▶ Material provided

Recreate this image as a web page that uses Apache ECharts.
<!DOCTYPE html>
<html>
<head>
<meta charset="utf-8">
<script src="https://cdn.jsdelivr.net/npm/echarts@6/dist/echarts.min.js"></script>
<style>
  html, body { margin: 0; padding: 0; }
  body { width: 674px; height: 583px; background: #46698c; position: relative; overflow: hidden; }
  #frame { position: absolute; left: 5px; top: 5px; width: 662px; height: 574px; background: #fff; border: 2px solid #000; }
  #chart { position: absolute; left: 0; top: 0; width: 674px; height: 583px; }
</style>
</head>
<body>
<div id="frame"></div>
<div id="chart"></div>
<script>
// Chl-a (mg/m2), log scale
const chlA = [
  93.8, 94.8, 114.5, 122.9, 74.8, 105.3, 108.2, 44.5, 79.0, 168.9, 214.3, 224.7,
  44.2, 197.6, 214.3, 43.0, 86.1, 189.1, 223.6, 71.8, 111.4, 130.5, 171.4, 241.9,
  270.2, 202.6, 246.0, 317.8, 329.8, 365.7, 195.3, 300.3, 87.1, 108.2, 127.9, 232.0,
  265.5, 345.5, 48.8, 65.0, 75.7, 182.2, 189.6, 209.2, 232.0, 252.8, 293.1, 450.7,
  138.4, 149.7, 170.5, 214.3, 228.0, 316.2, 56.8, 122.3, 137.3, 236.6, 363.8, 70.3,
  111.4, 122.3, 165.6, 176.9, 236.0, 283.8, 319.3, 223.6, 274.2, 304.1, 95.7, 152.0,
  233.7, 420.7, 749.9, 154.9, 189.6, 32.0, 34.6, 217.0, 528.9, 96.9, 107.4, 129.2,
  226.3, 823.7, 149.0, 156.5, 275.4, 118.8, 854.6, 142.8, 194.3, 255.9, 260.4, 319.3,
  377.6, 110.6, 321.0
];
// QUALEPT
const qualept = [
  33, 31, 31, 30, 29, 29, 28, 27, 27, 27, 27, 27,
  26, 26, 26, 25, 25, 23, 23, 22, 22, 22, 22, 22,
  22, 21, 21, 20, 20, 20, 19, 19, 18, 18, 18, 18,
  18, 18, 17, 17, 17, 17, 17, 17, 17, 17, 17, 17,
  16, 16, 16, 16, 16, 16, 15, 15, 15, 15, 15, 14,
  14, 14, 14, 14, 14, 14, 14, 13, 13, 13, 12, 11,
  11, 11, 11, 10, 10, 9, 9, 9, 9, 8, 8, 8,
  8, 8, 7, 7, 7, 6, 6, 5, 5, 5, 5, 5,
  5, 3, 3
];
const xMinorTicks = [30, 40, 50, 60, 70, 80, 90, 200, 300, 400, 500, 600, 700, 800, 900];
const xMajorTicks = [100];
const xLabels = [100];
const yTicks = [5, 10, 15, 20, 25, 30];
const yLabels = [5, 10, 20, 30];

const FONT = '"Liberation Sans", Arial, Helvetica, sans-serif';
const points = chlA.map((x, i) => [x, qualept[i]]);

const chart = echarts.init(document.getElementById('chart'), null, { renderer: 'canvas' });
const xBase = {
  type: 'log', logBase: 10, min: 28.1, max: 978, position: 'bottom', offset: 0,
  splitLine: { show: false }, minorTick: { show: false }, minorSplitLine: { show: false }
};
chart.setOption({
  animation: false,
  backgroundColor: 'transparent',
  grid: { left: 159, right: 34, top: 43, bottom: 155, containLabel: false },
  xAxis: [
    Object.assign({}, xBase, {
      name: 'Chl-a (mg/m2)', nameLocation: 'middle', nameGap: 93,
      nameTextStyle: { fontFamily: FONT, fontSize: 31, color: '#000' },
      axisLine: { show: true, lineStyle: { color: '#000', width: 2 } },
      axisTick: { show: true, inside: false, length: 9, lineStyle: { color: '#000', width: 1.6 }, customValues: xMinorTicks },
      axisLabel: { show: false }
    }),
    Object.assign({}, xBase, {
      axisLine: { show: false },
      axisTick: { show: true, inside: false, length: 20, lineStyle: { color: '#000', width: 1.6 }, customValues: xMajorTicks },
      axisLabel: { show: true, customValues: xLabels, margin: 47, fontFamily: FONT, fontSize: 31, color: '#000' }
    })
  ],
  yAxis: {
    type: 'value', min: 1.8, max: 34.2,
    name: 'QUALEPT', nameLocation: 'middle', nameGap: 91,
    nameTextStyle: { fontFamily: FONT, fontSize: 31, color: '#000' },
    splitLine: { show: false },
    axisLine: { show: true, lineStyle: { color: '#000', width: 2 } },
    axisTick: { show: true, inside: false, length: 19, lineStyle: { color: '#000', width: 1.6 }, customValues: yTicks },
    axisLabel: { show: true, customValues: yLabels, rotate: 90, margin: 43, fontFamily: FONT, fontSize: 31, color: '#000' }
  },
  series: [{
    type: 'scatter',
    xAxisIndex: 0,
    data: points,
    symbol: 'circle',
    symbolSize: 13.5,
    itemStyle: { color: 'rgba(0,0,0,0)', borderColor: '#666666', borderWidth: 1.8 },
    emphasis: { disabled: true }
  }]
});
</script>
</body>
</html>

▶ Exercise objective
Extract the listing in its entirety, matching it exactly.

▶ Answer to this exercise
Recreate this image as a web page that uses Apache ECharts.
<!DOCTYPE html>
<html>
<head>
<meta charset="utf-8">
<script src="https://cdn.jsdelivr.net/npm/echarts@6/dist/echarts.min.js"></script>
<style>
  html, body { margin: 0; padding: 0; }
  body { width: 674px; height: 583px; background: #46698c; position: relative; overflow: hidden; }
  #frame { position: absolute; left: 5px; top: 5px; width: 662px; height: 574px; background: #fff; border: 2px solid #000; }
  #chart { position: absolute; left: 0; top: 0; width: 674px; height: 583px; }
</style>
</head>
<body>
<div id="frame"></div>
<div id="chart"></div>
<script>
// Chl-a (mg/m2), log scale
const chlA = [
  93.8, 94.8, 114.5, 122.9, 74.8, 105.3, 108.2, 44.5, 79.0, 168.9, 214.3, 224.7,
  44.2, 197.6, 214.3, 43.0, 86.1, 189.1, 223.6, 71.8, 111.4, 130.5, 171.4, 241.9,
  270.2, 202.6, 246.0, 317.8, 329.8, 365.7, 195.3, 300.3, 87.1, 108.2, 127.9, 232.0,
  265.5, 345.5, 48.8, 65.0, 75.7, 182.2, 189.6, 209.2, 232.0, 252.8, 293.1, 450.7,
  138.4, 149.7, 170.5, 214.3, 228.0, 316.2, 56.8, 122.3, 137.3, 236.6, 363.8, 70.3,
  111.4, 122.3, 165.6, 176.9, 236.0, 283.8, 319.3, 223.6, 274.2, 304.1, 95.7, 152.0,
  233.7, 420.7, 749.9, 154.9, 189.6, 32.0, 34.6, 217.0, 528.9, 96.9, 107.4, 129.2,
  226.3, 823.7, 149.0, 156.5, 275.4, 118.8, 854.6, 142.8, 194.3, 255.9, 260.4, 319.3,
  377.6, 110.6, 321.0
];
// QUALEPT
const qualept = [
  33, 31, 31, 30, 29, 29, 28, 27, 27, 27, 27, 27,
  26, 26, 26, 25, 25, 23, 23, 22, 22, 22, 22, 22,
  22, 21, 21, 20, 20, 20, 19, 19, 18, 18, 18, 18,
  18, 18, 17, 17, 17, 17, 17, 17, 17, 17, 17, 17,
  16, 16, 16, 16, 16, 16, 15, 15, 15, 15, 15, 14,
  14, 14, 14, 14, 14, 14, 14, 13, 13, 13, 12, 11,
  11, 11, 11, 10, 10, 9, 9, 9, 9, 8, 8, 8,
  8, 8, 7, 7, 7, 6, 6, 5, 5, 5, 5, 5,
  5, 3, 3
];
const xMinorTicks = [30, 40, 50, 60, 70, 80, 90, 200, 300, 400, 500, 600, 700, 800, 900];
const xMajorTicks = [100];
const xLabels = [100];
const yTicks = [5, 10, 15, 20, 25, 30];
const yLabels = [5, 10, 20, 30];

const FONT = '"Liberation Sans", Arial, Helvetica, sans-serif';
const points = chlA.map((x, i) => [x, qualept[i]]);

const chart = echarts.init(document.getElementById('chart'), null, { renderer: 'canvas' });
const xBase = {
  type: 'log', logBase: 10, min: 28.1, max: 978, position: 'bottom', offset: 0,
  splitLine: { show: false }, minorTick: { show: false }, minorSplitLine: { show: false }
};
chart.setOption({
  animation: false,
  backgroundColor: 'transparent',
  grid: { left: 159, right: 34, top: 43, bottom: 155, containLabel: false },
  xAxis: [
    Object.assign({}, xBase, {
      name: 'Chl-a (mg/m2)', nameLocation: 'middle', nameGap: 93,
      nameTextStyle: { fontFamily: FONT, fontSize: 31, color: '#000' },
      axisLine: { show: true, lineStyle: { color: '#000', width: 2 } },
      axisTick: { show: true, inside: false, length: 9, lineStyle: { color: '#000', width: 1.6 }, customValues: xMinorTicks },
      axisLabel: { show: false }
    }),
    Object.assign({}, xBase, {
      axisLine: { show: false },
      axisTick: { show: true, inside: false, length: 20, lineStyle: { color: '#000', width: 1.6 }, customValues: xMajorTicks },
      axisLabel: { show: true, customValues: xLabels, margin: 47, fontFamily: FONT, fontSize: 31, color: '#000' }
    })
  ],
  yAxis: {
    type: 'value', min: 1.8, max: 34.2,
    name: 'QUALEPT', nameLocation: 'middle', nameGap: 91,
    nameTextStyle: { fontFamily: FONT, fontSize: 31, color: '#000' },
    splitLine: { show: false },
    axisLine: { show: true, lineStyle: { color: '#000', width: 2 } },
    axisTick: { show: true, inside: false, length: 19, lineStyle: { color: '#000', width: 1.6 }, customValues: yTicks },
    axisLabel: { show: true, customValues: yLabels, rotate: 90, margin: 43, fontFamily: FONT, fontSize: 31, color: '#000' }
  },
  series: [{
    type: 'scatter',
    xAxisIndex: 0,
    data: points,
    symbol: 'circle',
    symbolSize: 13.5,
    itemStyle: { color: 'rgba(0,0,0,0)', borderColor: '#666666', borderWidth: 1.8 },
    emphasis: { disabled: true }
  }]
});
</script>
</body>
</html>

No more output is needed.